Days of wine and ratty panties

This will definitely be TMI, but I just realized that I’m wearing perhaps the oldest pair of panties in my collection. For a pretty decent reason, one that I’m about to share.

My job is trying to kill me, slowly but surely. I would go all Norma Rae on it, but I’m not as cute as Sally Field. (My mom was; she looked like Sally Field, and my dad looks like Tom Hanks, but I digress.)

I got up this morning feeling sickish, and didn’t go to Job 1, opting to work from home, which is actually OK for Job 1 because I get a whole lot done while there. So I got up, slowly drank coffee and came alive and sat down and wrote a blog for Job 1’s website. It was actually pretty good, considering I felt like squid were attacking my guts with powerful, strangling appendages.

I was starting to feel like maybe, just maybe, I’d make it through this day, despite dropping everything I touched.
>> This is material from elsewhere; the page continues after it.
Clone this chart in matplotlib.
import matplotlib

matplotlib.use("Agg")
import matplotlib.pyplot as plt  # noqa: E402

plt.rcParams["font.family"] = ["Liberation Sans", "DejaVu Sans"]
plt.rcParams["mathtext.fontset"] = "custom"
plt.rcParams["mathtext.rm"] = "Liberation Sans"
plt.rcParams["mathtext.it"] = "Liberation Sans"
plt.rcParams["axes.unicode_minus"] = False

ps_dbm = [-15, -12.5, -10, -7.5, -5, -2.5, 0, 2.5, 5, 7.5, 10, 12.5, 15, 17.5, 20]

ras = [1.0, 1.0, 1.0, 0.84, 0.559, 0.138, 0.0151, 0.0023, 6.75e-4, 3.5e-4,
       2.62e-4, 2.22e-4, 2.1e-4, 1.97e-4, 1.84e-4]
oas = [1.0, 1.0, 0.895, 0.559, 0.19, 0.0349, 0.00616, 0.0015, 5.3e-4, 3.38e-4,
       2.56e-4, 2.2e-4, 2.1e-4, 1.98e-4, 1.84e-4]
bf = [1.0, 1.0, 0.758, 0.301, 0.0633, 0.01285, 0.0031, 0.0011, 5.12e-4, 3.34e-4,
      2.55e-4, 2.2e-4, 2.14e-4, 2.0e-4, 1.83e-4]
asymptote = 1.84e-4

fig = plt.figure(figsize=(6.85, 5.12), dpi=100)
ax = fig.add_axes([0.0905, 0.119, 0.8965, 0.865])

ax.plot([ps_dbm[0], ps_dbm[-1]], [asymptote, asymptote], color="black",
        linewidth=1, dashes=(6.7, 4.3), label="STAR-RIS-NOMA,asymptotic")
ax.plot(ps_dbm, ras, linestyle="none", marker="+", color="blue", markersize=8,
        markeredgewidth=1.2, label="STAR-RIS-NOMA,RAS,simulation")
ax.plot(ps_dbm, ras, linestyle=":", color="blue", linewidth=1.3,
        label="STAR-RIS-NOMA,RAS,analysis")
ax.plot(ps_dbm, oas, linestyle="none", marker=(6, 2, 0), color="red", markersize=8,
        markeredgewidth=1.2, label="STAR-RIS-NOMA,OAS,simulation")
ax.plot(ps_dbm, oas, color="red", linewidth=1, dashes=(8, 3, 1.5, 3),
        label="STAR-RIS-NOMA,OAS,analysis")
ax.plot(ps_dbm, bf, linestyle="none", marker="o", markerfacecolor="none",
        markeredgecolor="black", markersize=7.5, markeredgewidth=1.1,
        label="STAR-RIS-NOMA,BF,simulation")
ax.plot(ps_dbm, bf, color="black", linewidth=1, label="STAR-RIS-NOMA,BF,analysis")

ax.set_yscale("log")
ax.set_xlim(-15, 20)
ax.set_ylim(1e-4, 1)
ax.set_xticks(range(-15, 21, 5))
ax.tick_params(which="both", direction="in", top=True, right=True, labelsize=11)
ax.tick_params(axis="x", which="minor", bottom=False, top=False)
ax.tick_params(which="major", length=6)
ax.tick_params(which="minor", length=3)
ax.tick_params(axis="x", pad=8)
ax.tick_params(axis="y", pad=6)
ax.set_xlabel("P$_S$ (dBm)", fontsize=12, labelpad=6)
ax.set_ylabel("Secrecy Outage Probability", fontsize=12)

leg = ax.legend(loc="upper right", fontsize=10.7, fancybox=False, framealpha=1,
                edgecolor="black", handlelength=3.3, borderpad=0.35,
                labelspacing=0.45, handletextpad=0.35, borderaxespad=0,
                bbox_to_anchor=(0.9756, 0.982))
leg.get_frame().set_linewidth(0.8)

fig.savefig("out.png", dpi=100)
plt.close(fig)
I have this type of day once a week, and sometimes I just lose my shit and start yelling at my pets, then apologizing profusely, or sometimes, like I tried to do today, I talk myself down. I was proud to have that moment of Zen take over.

I even used my rainbow coffee cup of gladness, but that’s another story. I might be OCD enough to have certain coffee cups for certain days and/or moods. I might believe that said cup will bring me good fortune. I might be crazy.

So then my friend Lauren asks me if I want to go to lunch, to which I say “yay!” because a) I love Lauren and b) I love lunch. Just to make sure I wouldn’t embarrass myself and not have lunch money, I checked my bank balance, moving target that it is. I never have any idea how much money I have. I usually just keep cash in my wallet and hope for the best.

But today, I was also curious if I got my tax refund. So I go to my bank’s website, see that I’ve gotten my tax refund, do a small victory dance, and move about my day. “This day’s gonna turn around,” I say, silently congratulating myself. I kiss Leon on the nose and pat a cat just so they’ll feel my joy.

But then, I look further down the register : My last paycheck from Job 2 — my full-time, in-chargish job, the biggest contributor to my income — is short by about $150. Did I rationally think, “Oh, it’s probably just a screw-up because we had that blizzard where I had to use my paid time off and they accidentally docked me pay”? Of course not. I called payroll, and when they didn’t answer or return an email, it only made me crazier (and more sick to my stomach.)

My mind went into complete conspiracy theory mode. By the time I had to go to work, I was convinced that I’d been demoted and they just hadn’t told me. Or that my wages were being garnished by mafia bosses from a covert deal I made once when I was between being abducted by aliens and getting a root canal.

I could barely concentrate. I was so worked up, I was already deducting the $150 per two-week period that the Mafia Goons were going to be taking out until I retire. “I’ll have to cancel my cable, I guess,” I actually said to myself, outloud. “And I hope I didn’t use ALL that ham that people keep giving me. I’ll need it to live…”

I called my boss, the level-headed Mr. Brown, to tell him I was near a panic attack and accuse  him of turning in an incorrect  time slip when I was snowed in, and asking if they can garnish your wages without telling you first.

He talked to me in a very Don Draper-like tone, dismissing my rant, probably, as something that happens when a woman’s near her “time.” Actually, he was nice, and I felt better. But not completely.

I barely got ready for work. I put on sad clothes: The type that show no care or interest in what I’m doing. I didn’t even judiciously pick out panties. I grabbed the first ones I saw, which I believe were purchased when I was in seventh grade, in 1987. I hope I’m wrong about that. I didn’t put any care or interest into my wardrobe or makeup. I look like a hobo’s slightly better off estranged wife. I think my sweater has a hole in the armpit.

And of course, payroll kept me on tenterhooks all day, calling around 2:30 p.m. to tell me that yes, it was a problem on their end, and they even offered me a cash payout.

That doesn’t change the fact that I’m completely exhausted from my brain’s little trip down hysterical way. Or that I look like complete ass.

Oh well, at least I’ve got that money back. And I get to keep my cable. And I’m trashing these panties when I get home.